AIM: Beginning with the first line, set down every line through the one containing "import * as", exactly as it appears, but not the pictures.

GIVEN MATERIAL:
-=-=-

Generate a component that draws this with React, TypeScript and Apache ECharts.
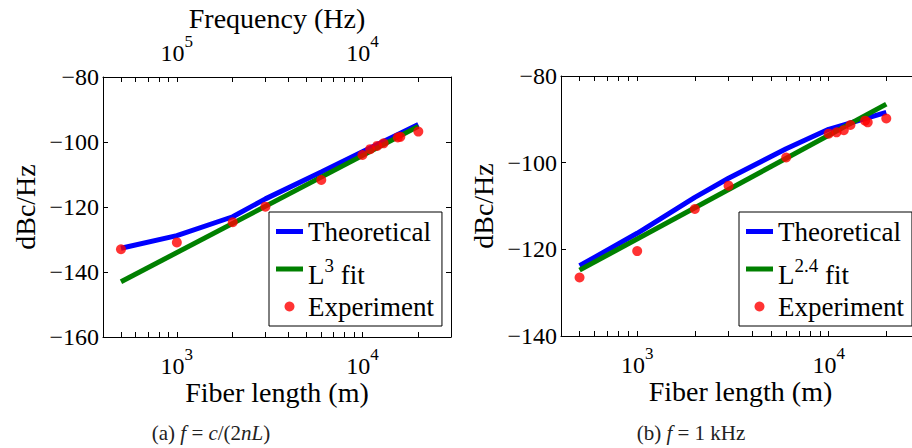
import React, { useEffect, useRef } from "react";
import * as echarts from "echarts";

// ---- data ----
const theoryLengths = [500, 1000, 2000, 3000, 6000, 10000, 20000];
const theoryA = [-132.7, -128.8, -123.0, -117.5, -109.2, -103.0, -94.6];
const theoryB = [-123.8, -116.3, -108.0, -103.6, -96.8, -92.3, -88.4];
const fitLengths = [500, 20000];
const fitA = [-143.0, -95.2];
const fitB = [-124.8, -86.5];
const expLengths = [500, 1000, 2000, 3000, 6000, 10000, 11000, 12000, 13000, 15500, 16000, 20000];
const expA = [-133.0, -130.9, -124.7, -119.9, -111.7, -104.0, -102.2, -101.2, -100.4, -98.6, -98.4, -96.8];
const expB = [-126.5, -120.4, -110.7, -105.3, -98.8, -93.3, -93.0, -92.5, -91.3, -90.3, -90.7, -89.8];
const xLimits = [400, 30000];
const xTickLengths = [500, 600, 700, 800, 900, 1000, 2000, 3000, 4000, 5000, 6000, 7000, 8000, 9000, 10000, 20000];
const xLabelLengths = [1000, 10000];
const yLimitsA = [-160, -80];
const yLimitsB = [-140, -80];
const yStep = 20;
const freqConstant = 1e8; // c/(2n) in Hz·m
const namesA = ["Theoretical", "L^3 fit", "Experiment"];
const namesB = ["Theoretical", "L^2.4 fit", "Experiment"];
const captionA = "(a) {i|f} = {i|c}/(2{i|nL})";
const captionB = "(b) {i|f} = 1 kHz";

// ---- styling ----
const FONT = "Liberation Serif, Times New Roman, serif";
const BLUE = "#0000ff";
const GREEN = "#008000";
const RED = "#ff0000";
const LINE_ICON = "path://M0,0H27V5H0Z";
const lg = (v: number) => Math.log10(v);
const toPts = (xs: number[], ys: number[]) => xs.map((x, i) => [lg(x), ys[i]]);

const powRich = {
  b: { fontFamily: FONT, fontSize: 24, lineHeight: 32, verticalAlign: "bottom", color: "#000" },
  s: { fontFamily: FONT, fontSize: 17, lineHeight: 16, verticalAlign: "top", color: "#000" },
};

function makeX(grid: number, position: string, o: any) {
  return {
    type: "value",
    gridIndex: grid,
    position,
    min: lg(xLimits[0]),
    max: lg(xLimits[1]),
    axisLine: { show: true, onZero: false, lineStyle: { color: "#000", width: 1 } },
    axisTick: {
      show: true,
      inside: true,
      length: 5,
      customValues: xTickLengths.map(lg),
      lineStyle: { color: "#000", width: 1 },
    },
    axisLabel: o.formatter
      ? {
          show: true,
          customValues: xLabelLengths.map(lg),
          margin: o.margin,
          fontFamily: FONT,
          formatter: o.formatter,
          rich: powRich,
        }
      : { show: false },
    splitLine: { show: false },
    name: o.name,
    nameLocation: "middle",
    nameGap: o.nameGap,
    nameMoveOverlap: false,
    nameTextStyle: { fontFamily: FONT, fontSize: 28, color: "#000" },
  };
}

function makeY(grid: number, position: string, limits: number[], labels: boolean, ticks = true) {
  return {
    type: "value",
    gridIndex: grid,
    position,
    min: limits[0],
    max: limits[1],
    interval: yStep,
    axisLine: { show: true, onZero: false, lineStyle: { color: "#000", width: 1 } },
    axisTick: { show: ticks, inside: true, length: 5, lineStyle: { color: "#000", width: 1 } },
    axisLabel: labels
      ? {
          show: true,
          margin: 4,
          fontFamily: FONT,
          fontSize: 24,
          color: "#000",
          formatter: (v: number) => (v < 0 ? "\u2212" : "") + Math.abs(v),
        }
      : { show: false },
    splitLine: { show: false },
    name: labels ? "dBc/Hz" : "",
    nameLocation: "middle",
    nameGap: 64,
    nameRotate: 90,
    nameMoveOverlap: false,
    nameTextStyle: { fontFamily: FONT, fontSize: 28, color: "#000" },
  };
}

const legendFormatter = (name: string) =>
  name.replace(/L\^([\d.]+) fit/, "{m|L}{sup|$1}{m| fit}");

function makeLegend(left: number, names: string[]) {
  return {
    show: true,
    orient: "vertical",
    left,
    top: 212,
    itemGap: 0,
    itemWidth: 27,
    itemHeight: 10,
    padding: [1, 8, 1, 7],
    borderColor: "#000",
    borderWidth: 1,
    backgroundColor: "#fff",
    selectedMode: false,
    align: "left",
    itemStyle: { borderWidth: 0 },
    data: [
      { name: names[0], icon: LINE_ICON, itemStyle: { color: BLUE, borderWidth: 0 } },
      { name: names[1], icon: LINE_ICON, itemStyle: { color: GREEN, borderWidth: 0 } },
      { name: names[2], icon: "circle", itemStyle: { color: RED, borderWidth: 0 } },
    ],
    formatter: legendFormatter,
    textStyle: {
      fontFamily: FONT,
      fontSize: 27,
      color: "#000",
      lineHeight: 37,
      rich: {
        m: {
          fontFamily: FONT,
          fontSize: 27,
          color: "#000",
          lineHeight: 38,
          verticalAlign: "bottom",
        },
        sup: {
          fontFamily: FONT,
          fontSize: 19,
          color: "#000",
          lineHeight: 19,
          verticalAlign: "top",
          padding: [6, 0, 0, 0],
        },
      },
    },
  };
}

function makeSeries(names: string[], axis: number, theory: number[], fit: number[], exp: number[]) {
  return [
    {
      name: names[0],
      type: "line",
      xAxisIndex: axis,
      yAxisIndex: axis,
      data: toPts(theoryLengths, theory),
      symbol: "none",
      color: BLUE,
      lineStyle: { color: BLUE, width: 5 },
      z: 2,
    },
    {
      name: names[1],
      type: "line",
      xAxisIndex: axis,
      yAxisIndex: axis,
      data: toPts(fitLengths, fit),
      symbol: "none",
      color: GREEN,
      lineStyle: { color: GREEN, width: 5 },
      z: 3,
    },
    {
      name: names[2],
      type: "scatter",
      xAxisIndex: axis,
      yAxisIndex: axis,
      data: toPts(expLengths, exp),
      symbol: "circle",
      symbolSize: 10,
      color: RED,
      itemStyle: { color: RED },
      z: 4,
    },
  ];
}

const captionStyle = (text: string) => ({
  text,
  fontFamily: FONT,
  fontSize: 21,
  fill: "#222",
  align: "center",
  verticalAlign: "middle",
  rich: { i: { fontFamily: FONT, fontSize: 21, fontStyle: "italic", fill: "#222" } },
});

export default function App() {
  const ref = useRef<HTMLDivElement>(null);
  useEffect(() => {
    if (!ref.current) return;
    const chart = echarts.init(ref.current, null, { renderer: "svg" });
    const bottomFmt = (v: number) => `{b|10}{s|${Math.round(v)}}`;
    const topFmt = (v: number) => `{b|10}{s|${Math.round(lg(freqConstant) - v)}}`;
    chart.setOption({
      animation: false,
      backgroundColor: "#fff",
      textStyle: { fontFamily: FONT, color: "#000" },
      grid: [
        { left: 103, top: 77, width: 348, height: 260, containLabel: false, outerBoundsMode: "none" },
        { left: 561, top: 76, width: 359, height: 260, containLabel: false, outerBoundsMode: "none" },
      ],
      xAxis: [
        makeX(0, "bottom", { formatter: bottomFmt, margin: 9, name: "Fiber length (m)", nameGap: 41 }),
        makeX(0, "top", { formatter: topFmt, margin: 12, name: "Frequency (Hz)", nameGap: 45 }),
        makeX(1, "bottom", { formatter: bottomFmt, margin: 9, name: "Fiber length (m)", nameGap: 41 }),
        makeX(1, "top", { name: "" }),
      ],
      yAxis: [
        makeY(0, "left", yLimitsA, true),
        makeY(0, "right", yLimitsA, false),
        makeY(1, "left", yLimitsB, true),
        makeY(1, "right", yLimitsB, false, false),
      ],
      legend: [makeLegend(269, namesA), makeLegend(739, namesB)],
      series: [
        ...makeSeries(namesA, 0, theoryA, fitA, expA),
        ...makeSeries(namesB, 2, theoryB, fitB, expB),
      ],
      graphic: [
        { type: "text", x: 211, y: 433, style: captionStyle(captionA) },
        { type: "text", x: 691, y: 433, style: captionStyle(captionB) },
      ],
    });
    return () => chart.dispose();
  }, []);
  return (
    <div
      ref={ref}
      style={{ position: "fixed", left: 0, top: 0, width: 930, height: 448 }}
    />
  );
}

-=-=-

EXPECTED OUTPUT:
Generate a component that draws this with React, TypeScript and Apache ECharts.
import React, { useEffect, useRef } from "react";
import * as echarts from "echarts";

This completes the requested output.